VI. Reading Comprehension
MONROEVILLE, Alabama—Each April and May
during “play season,” as locals call it, the hotels in this town
of 6,300 routinely sell out on weekends. Lines form at the
restaurants. The charter buses carrying ticketholders stream
off the highway.
For nearly all of the 26 years it has been produced, the
play “To Kill a Mockingbird” has been a hit here in the
hometown of the author, Harper Lee. Amateurs re-enact the
novel as a drama in front of and inside the courthouse where
Ms. Lee’s father, the lawyer she shaped into Atticus Finch,
once practiced.
But this year, the 18 performances sold out faster than
ever—4,000 tickets were gone in five days—a surge that
organizers attribute to the excitement over the news that Ms.

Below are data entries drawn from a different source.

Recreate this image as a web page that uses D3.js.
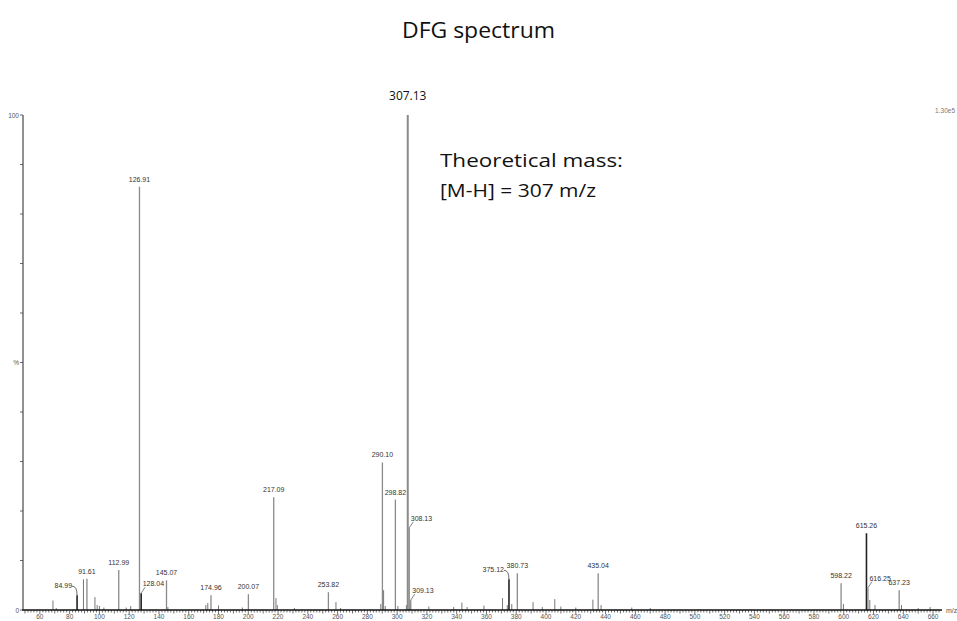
<!DOCTYPE html>
<html>
<head>
<meta charset="utf-8">
<script src="https://cdn.jsdelivr.net/npm/d3@7"></script>
<style>
  html, body { margin: 0; padding: 0; background: #fff; }
  svg { display: block; }
</style>
</head>
<body>
<svg id="chart" width="957" height="621"></svg>
<script>
// Labelled peaks: m/z and relative intensity (%)
const labelMz  = [84.99, 91.61, 112.99, 126.91, 128.04, 145.07, 174.96, 200.07, 217.09, 253.82,
                  290.10, 298.82, 307.13, 308.13, 309.13, 375.12, 380.73, 435.04, 598.22, 615.26, 616.25, 637.23];
const labelInt = [3.0, 6.3, 8.1, 85.5, 3.4, 6.0, 3.0, 3.2, 22.8, 3.6,
                  29.8, 22.3, 100, 16.6, 2.0, 6.2, 7.4, 7.4, 5.4, 15.5, 4.5, 4.0];

// Unlabelled peaks
const minorMz  = [68.8, 71.0, 89.3, 97.0, 98.5, 100.0, 103.0, 118.0, 121.0, 146.0,
                  171.5, 172.8, 180.0, 196.0, 218.6, 219.5, 231.0, 258.9, 262.0, 289.0,
                  290.9, 292.0, 300.5, 306.2, 308.8, 321.3, 338.0, 343.5, 347.0, 358.3,
                  370.8, 374.0, 377.0, 391.3, 397.5, 405.9, 410.0, 420.0, 431.5, 437.0,
                  457.6, 470.0, 599.8, 617.5, 621.0, 638.8, 650.0, 658.0];
const minorInt = [1.9, 0.4, 6.2, 2.6, 1.0, 0.8, 0.5, 0.5, 0.8, 0.6,
                  1.0, 1.4, 0.9, 0.5, 2.4, 1.0, 0.4, 1.6, 0.4, 1.2,
                  4.0, 0.8, 0.8, 1.0, 1.0, 0.7, 0.6, 1.5, 0.6, 0.9,
                  2.4, 1.0, 1.2, 1.6, 0.6, 2.2, 0.7, 0.5, 2.1, 1.0,
                  0.5, 0.4, 1.2, 2.0, 1.0, 1.0, 0.4, 0.6];

const xTickValues = d3.range(60, 661, 20);
const yTickValues = d3.range(0, 101, 10);

const svg = d3.select("#chart");
const x = d3.scaleLinear().domain([48, 666]).range([22, 942]);
const y = d3.scaleLinear().domain([0, 100]).range([610, 115]);

// Title
svg.append("text")
  .attr("x", 402).attr("y", 38)
  .attr("textLength", 153).attr("lengthAdjust", "spacingAndGlyphs")
  .attr("font-family", "'Open Sans', sans-serif")
  .attr("font-size", 21)
  .attr("fill", "#111")
  .text("DFG spectrum");

// Peaks
const minor = minorMz.map((m, i) => ({ mz: m, v: minorInt[i] }));
svg.append("g").selectAll("line").data(minor).join("line")
  .attr("x1", d => x(d.mz)).attr("x2", d => x(d.mz))
  .attr("y1", y(0)).attr("y2", d => y(d.v))
  .attr("stroke", "#777").attr("stroke-width", 1);

const dark = new Set([375.12, 615.26, 128.04, 84.99]);
const peaks = labelMz.map((m, i) => ({ mz: m, v: labelInt[i] }));
svg.append("g").selectAll("line").data(peaks).join("line")
  .attr("x1", d => x(d.mz)).attr("x2", d => x(d.mz))
  .attr("y1", y(0)).attr("y2", d => y(d.v))
  .attr("stroke", d => dark.has(d.mz) ? "#222" : "#8a8a8a")
  .attr("stroke-width", d => d.mz === 307.13 ? 2 : (dark.has(d.mz) ? 1.6 : 1.3));

// Peak labels; some sit beside the peak with a short leader
const side = { 84.99: "left", 128.04: "right", 308.13: "right", 309.13: "right", 375.12: "left", 616.25: "right" };
const labels = svg.append("g")
  .attr("font-family", "'Liberation Sans', Arial, sans-serif")
  .attr("font-size", 7)
  .attr("fill", "#333");
peaks.filter(d => d.mz !== 307.13).forEach(d => {
  const px = x(d.mz), py = y(d.v);
  const s = side[d.mz];
  if (!s) {
    labels.append("text").attr("x", px).attr("y", py - 5)
      .attr("text-anchor", "middle").text(d.mz.toFixed(2));
  } else if (s === "right") {
    labels.append("text").attr("x", px + 1.5).attr("y", py - 7)
      .attr("text-anchor", "start").text(d.mz.toFixed(2));
    labels.append("path")
      .attr("d", `M${px},${py} L${px + 4},${py - 6}`)
      .attr("stroke", "#666").attr("stroke-width", 0.8).attr("fill", "none");
  } else {
    labels.append("text").attr("x", px - 5).attr("y", py - 7)
      .attr("text-anchor", "end").text(d.mz.toFixed(2));
    labels.append("path")
      .attr("d", `M${px - 5},${py - 9} Q${px},${py - 9} ${px},${py}`)
      .attr("stroke", "#444").attr("stroke-width", 0.8).attr("fill", "none");
  }
});

// Base peak label
svg.append("text")
  .attr("x", x(307.13)).attr("y", 100)
  .attr("text-anchor", "middle")
  .attr("font-family", "'Open Sans', sans-serif")
  .attr("font-size", 12)
  .attr("fill", "#111")
  .text("307.13");

// Annotation
const noteLines = [
  { t: "Theoretical mass:", y: 167, w: 183 },
  { t: "[M-H] = 307 m/z", y: 197, w: 156 }
];
svg.append("g").selectAll("text").data(noteLines).join("text")
  .attr("x", 440).attr("y", d => d.y)
  .attr("textLength", d => d.w).attr("lengthAdjust", "spacingAndGlyphs")
  .attr("font-family", "'Open Sans', sans-serif")
  .attr("font-size", 19)
  .attr("fill", "#111")
  .text(d => d.t);

// Scale factor
svg.append("text")
  .attr("x", 955).attr("y", 113)
  .attr("text-anchor", "end")
  .attr("font-family", "'Liberation Sans', Arial, sans-serif")
  .attr("font-size", 6.5)
  .attr("fill", "#777")
  .text("1.30e5");

// X axis
const xAxis = svg.append("g");
xAxis.append("g").selectAll("line").data(d3.range(50, 665, 2)).join("line")
  .attr("x1", d => x(d)).attr("x2", d => x(d))
  .attr("y1", 610).attr("y2", d => d % 20 === 0 ? 614 : (d % 10 === 0 ? 613.5 : 612.5))
  .attr("stroke", "#333").attr("stroke-width", 0.7);
xAxis.append("line")
  .attr("x1", 22).attr("x2", 942).attr("y1", 610).attr("y2", 610)
  .attr("stroke", "#111").attr("stroke-width", 1.6);
xAxis.append("g").selectAll("text").data(xTickValues).join("text")
  .attr("x", d => x(d)).attr("y", 619)
  .attr("text-anchor", "middle")
  .attr("font-family", "'Liberation Sans', Arial, sans-serif")
  .attr("font-size", 6.5)
  .attr("fill", "#555")
  .text(d => d);
xAxis.append("text")
  .attr("x", 946).attr("y", 613)
  .attr("font-family", "'Liberation Sans', Arial, sans-serif")
  .attr("font-size", 7)
  .attr("fill", "#555")
  .text("m/z");

// Y axis
const yAxis = svg.append("g");
yAxis.append("line")
  .attr("x1", 23).attr("x2", 23).attr("y1", 115).attr("y2", 610)
  .attr("stroke", "#222").attr("stroke-width", 1);
yAxis.selectAll("line.tick").data(yTickValues).join("line")
  .attr("class", "tick")
  .attr("x1", 20).attr("x2", 23)
  .attr("y1", d => y(d)).attr("y2", d => y(d))
  .attr("stroke", "#444").attr("stroke-width", 0.8);
const yLab = [{ v: 100, t: "100" }, { v: 50, t: "%" }, { v: 0, t: "0" }];
yAxis.selectAll("text").data(yLab).join("text")
  .attr("x", 19).attr("y", d => y(d.v) + 2.5)
  .attr("text-anchor", "end")
  .attr("font-family", "'Liberation Sans', Arial, sans-serif")
  .attr("font-size", 6.5)
  .attr("fill", "#555")
  .text(d => d.t);
</script>
</body>
</html>
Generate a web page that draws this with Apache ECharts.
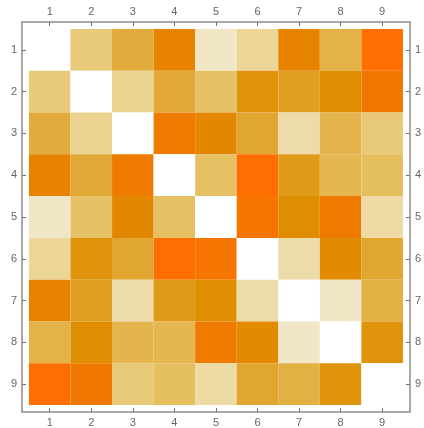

Lee, at 88, will publish a second novel this summer, “Go Set
a Watchman,” said Sandy Smith of the Monroeville/Monroe
County Chamber of Commerce.
Christopher Sergel’s stage adaptation is faithful to Ms.
Lee’s portrayal of merciless racism in 1930s Alabama, and
the townspeople over the years have performed it as far away
as Israel and China. But on the opening night for this season,
they performed it as they long have at the Old Monroe
County Courthouse, where the audience sat in benches or
watched from the back-standing room only—just as Ms. Lee
describes the courtroom in Chapter 16 of her novel. Atticus
Finch sat with his arm around the accused, Tom Robbinson.
In the balcony, a black woman sang a mournful plea let her
people go. Jem, Scout’s brother, was brave and responsible.
The audience members included a busload from
Florence, Alabama, five hours north, and people from Texas,
Indiana, Florida, Louisiana and, as often happens, some
international visitors. Goran and Katarina Olsson Trampe of
Mariestad, Sweden, were touring the South and decided to
come to the show after it has sold out; they were let in, they
said, when they mentioned the distance they had traveled.
But Ms. Lee, who lives in an assisted living home three
kilometers from the courthouse, has never attended the play,
according to organizers at the Monoe County Heritage
Museum. The museum has produced the show each year, but
will hand over production next year to a non-profit the author
founded after a licensing dispute. (By Jennifer Crossley
Howard, the New York Times)
【題組】50. The possible reason that Harper Lee has never attended the
shows can be inferred from the article, which is that
(A) she lives in an assisted living home three kilometers from
the courthouse.
(B) people were let in to the shows without tickets because
they said they were from Sweden.
(C) the disagreement on authorization of the novel
reproductions.
(D) a black woman sang a mournful plea let her people go.